Your goal:
Extract every line from the records below that contains the word "this".

Provided data:
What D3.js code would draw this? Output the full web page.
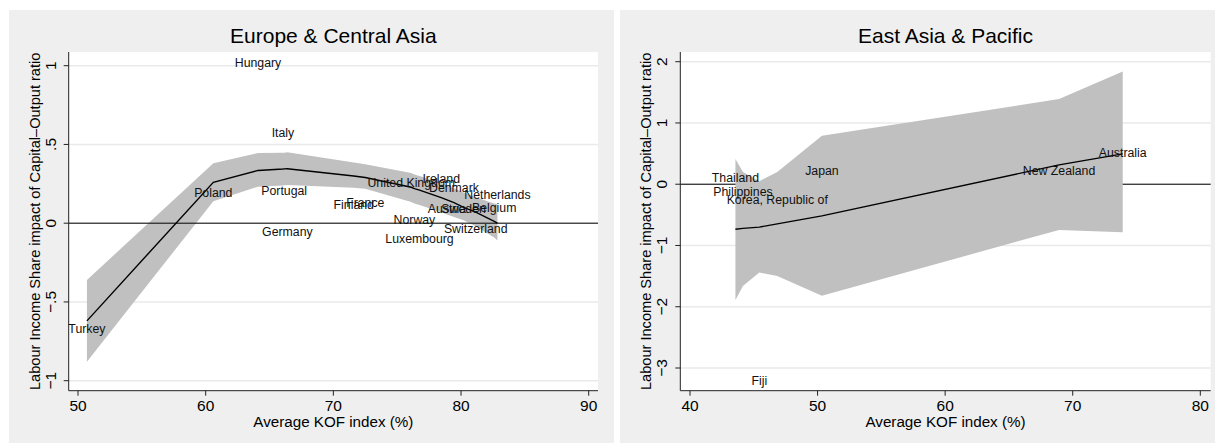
<!DOCTYPE html>
<html>
<head>
<meta charset="utf-8">
<script src="https://cdn.jsdelivr.net/npm/d3@7"></script>
<style>
  html, body { margin: 0; padding: 0; background: #fff; }
  svg { display: block; font-family: "Liberation Sans", Arial, sans-serif; }
</style>
</head>
<body>
<div id="chart"></div>
<script>
// ---- data: Europe & Central Asia ----
const eurCountries = ["Turkey", "Poland", "Hungary", "Italy", "Portugal", "Germany", "Finland", "France",
  "United Kingdom", "Norway", "Luxembourg", "Ireland", "Austria", "Denmark", "Sweden", "Switzerland",
  "Belgium", "Netherlands"];
const eurKof = [50.7, 60.6, 64.1, 66.05, 66.15, 66.4, 71.6, 72.5, 76.1, 76.35, 76.75, 78.45, 78.9, 79.45,
  80.2, 81.15, 82.6, 82.85];
const eurImpact = [-0.67, 0.195, 1.02, 0.578, 0.206, -0.053, 0.12, 0.133, 0.258, 0.021, -0.1, 0.282, 0.091,
  0.227, 0.093, -0.036, 0.097, 0.182];
const eurFit = [-0.62, 0.26, 0.335, 0.344, 0.345, 0.346, 0.3, 0.29, 0.228, 0.22, 0.21, 0.162, 0.148, 0.13,
  0.1, 0.07, 0.012, 0.0];
const eurLo = [-0.88, 0.14, 0.232, 0.24, 0.241, 0.243, 0.225, 0.218, 0.135, 0.125, 0.115, 0.07, 0.055, 0.04,
  0.018, -0.02, -0.09, -0.11];
const eurHi = [-0.36, 0.38, 0.445, 0.448, 0.448, 0.45, 0.385, 0.375, 0.318, 0.31, 0.3, 0.255, 0.24, 0.222,
  0.195, 0.165, 0.125, 0.12];

// ---- data: East Asia & Pacific ----
const eapCountries = ["Thailand", "Philippines", "Fiji", "Korea, Republic of", "Japan", "New Zealand", "Australia"];
const eapKof = [43.56, 44.15, 45.43, 46.84, 50.34, 68.93, 73.92];
const eapImpact = [0.103, -0.125, -3.2, -0.256, 0.218, 0.218, 0.512];
const eapFit = [-0.735, -0.72, -0.7, -0.648, -0.517, 0.316, 0.496];
const eapLo = [-1.89, -1.66, -1.44, -1.5, -1.82, -0.746, -0.784];
const eapHi = [0.41, 0.2, 0.05, 0.2, 0.79, 1.39, 1.84];

const eurXTicks = [50, 60, 70, 80, 90];
const eurYTicks = [-1, -0.5, 0, 0.5, 1];
const eapXTicks = [40, 50, 60, 70, 80];
const eapYTicks = [-3, -2, -1, 0, 1, 2];

const yTitle = "Labour Income Share impact of Capital\u2013Output ratio";
const xTitle = "Average KOF index (%)";

// ---- layout ----
const W = 1215, H = 444;
const svg = d3.select("#chart").append("svg").attr("width", W).attr("height", H);

const panels = [
  {
    title: "Europe & Central Asia",
    bg: [9, 10, 605, 433],
    plot: { left: 68.7, right: 598, top: 52, bottom: 390.7 },
    x: d3.scaleLinear().domain([50, 90]).range([78, 588.7]),
    y: d3.scaleLinear().domain([-1, 1]).range([380.7, 65.7]),
    xTicks: eurXTicks, yTicks: eurYTicks,
    names: eurCountries, kof: eurKof, val: eurImpact, fit: eurFit, lo: eurLo, hi: eurHi,
    zeroOnTop: true
  },
  {
    title: "East Asia & Pacific",
    bg: [620, 10, 595, 433],
    plot: { left: 680.3, right: 1210.7, top: 52, bottom: 390.7 },
    x: d3.scaleLinear().domain([40, 80]).range([690, 1200.3]),
    y: d3.scaleLinear().domain([-3, 2]).range([368, 61.7]),
    xTicks: eapXTicks, yTicks: eapYTicks,
    names: eapCountries, kof: eapKof, val: eapImpact, fit: eapFit, lo: eapLo, hi: eapHi,
    zeroOnTop: false
  }
];

// Stata style tick labels: ".5", "−.5"
function fmtTick(v) {
  let s = String(Math.abs(v)).replace(/^0\./, ".");
  return (v < 0 ? "\u2212" : "") + s;
}

panels.forEach(p => {
  const g = svg.append("g");
  const pl = p.plot;

  // 背景
  g.append("rect")
    .attr("x", p.bg[0]).attr("y", p.bg[1])
    .attr("width", p.bg[2]).attr("height", p.bg[3])
    .attr("fill", "#efefef");
  g.append("rect")
    .attr("x", pl.left).attr("y", pl.top)
    .attr("width", pl.right - pl.left).attr("height", pl.bottom - pl.top)
    .attr("fill", "#fff");

  // 网格线
  g.append("g").selectAll("line")
    .data(p.yTicks)
    .enter().append("line")
    .attr("x1", pl.left).attr("x2", pl.right)
    .attr("y1", d => p.y(d)).attr("y2", d => p.y(d))
    .attr("stroke", "#eaeaea").attr("stroke-width", 1.5);

  const zeroLine = () => g.append("line")
    .attr("x1", pl.left).attr("x2", pl.right)
    .attr("y1", p.y(0)).attr("y2", p.y(0))
    .attr("stroke", "#000").attr("stroke-width", 1);

  if (!p.zeroOnTop) zeroLine();

  const rows = p.kof.map((k, i) => ({ k, fit: p.fit[i], lo: p.lo[i], hi: p.hi[i] }));

  // 置信区间
  g.append("path")
    .datum(rows)
    .attr("d", d3.area().x(d => p.x(d.k)).y0(d => p.y(d.lo)).y1(d => p.y(d.hi)))
    .attr("fill", "#c0c0c0");

  // 拟合线
  g.append("path")
    .datum(rows)
    .attr("d", d3.line().x(d => p.x(d.k)).y(d => p.y(d.fit)))
    .attr("fill", "none").attr("stroke", "#000").attr("stroke-width", 1.4);

  if (p.zeroOnTop) zeroLine();

  // 国家标签
  g.append("g").selectAll("text")
    .data(p.names)
    .enter().append("text")
    .attr("x", (d, i) => p.x(p.kof[i]))
    .attr("y", (d, i) => p.y(p.val[i]))
    .attr("dy", "0.36em")
    .attr("text-anchor", "middle")
    .attr("font-size", 12.3)
    .attr("fill", "#111")
    .text(d => d);

  // 坐标轴
  g.append("line")
    .attr("x1", pl.left).attr("x2", pl.left)
    .attr("y1", pl.top).attr("y2", pl.bottom)
    .attr("stroke", "#222").attr("stroke-width", 1);
  g.append("line")
    .attr("x1", pl.left).attr("x2", pl.right)
    .attr("y1", pl.bottom).attr("y2", pl.bottom)
    .attr("stroke", "#222").attr("stroke-width", 1);

  g.append("g").selectAll("line")
    .data(p.xTicks)
    .enter().append("line")
    .attr("x1", d => p.x(d)).attr("x2", d => p.x(d))
    .attr("y1", pl.bottom).attr("y2", pl.bottom + 5)
    .attr("stroke", "#222");
  g.append("g").selectAll("text")
    .data(p.xTicks)
    .enter().append("text")
    .attr("x", d => p.x(d)).attr("y", pl.bottom + 20.5)
    .attr("text-anchor", "middle")
    .attr("font-size", 15.5)
    .text(d => d);

  g.append("g").selectAll("line")
    .data(p.yTicks)
    .enter().append("line")
    .attr("x1", pl.left - 5).attr("x2", pl.left)
    .attr("y1", d => p.y(d)).attr("y2", d => p.y(d))
    .attr("stroke", "#222");
  g.append("g").selectAll("text")
    .data(p.yTicks)
    .enter().append("text")
    .attr("transform", d => `translate(${pl.left - 13},${p.y(d)}) rotate(-90)`)
    .attr("text-anchor", "middle")
    .attr("font-size", 15.5)
    .text(d => fmtTick(d));

  // 轴标题
  g.append("text")
    .attr("x", (pl.left + pl.right) / 2).attr("y", pl.bottom + 36)
    .attr("text-anchor", "middle")
    .attr("font-size", 15.2)
    .text(xTitle);
  g.append("text")
    .attr("transform", `translate(${pl.left - 29},${(pl.top + pl.bottom) / 2}) rotate(-90)`)
    .attr("text-anchor", "middle")
    .attr("font-size", 14.6)
    .text(yTitle);

  g.append("text")
    .attr("x", (pl.left + pl.right) / 2).attr("y", 43)
    .attr("text-anchor", "middle")
    .attr("font-size", 21)
    .text(p.title);
});
</script>
</body>
</html>
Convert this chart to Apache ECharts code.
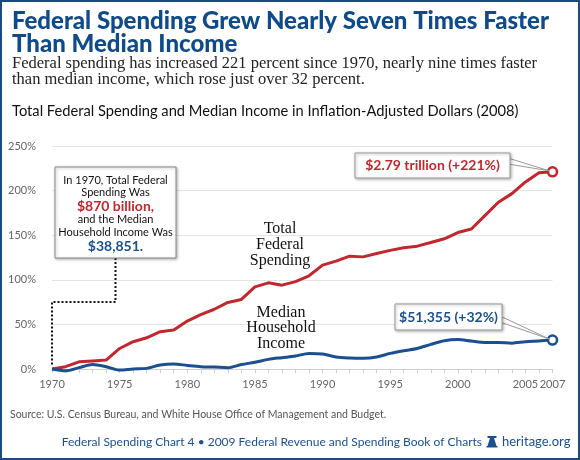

Worked solution:
What D3.js code would draw this? Output the full web page.
Convert this chart to Apache ECharts code.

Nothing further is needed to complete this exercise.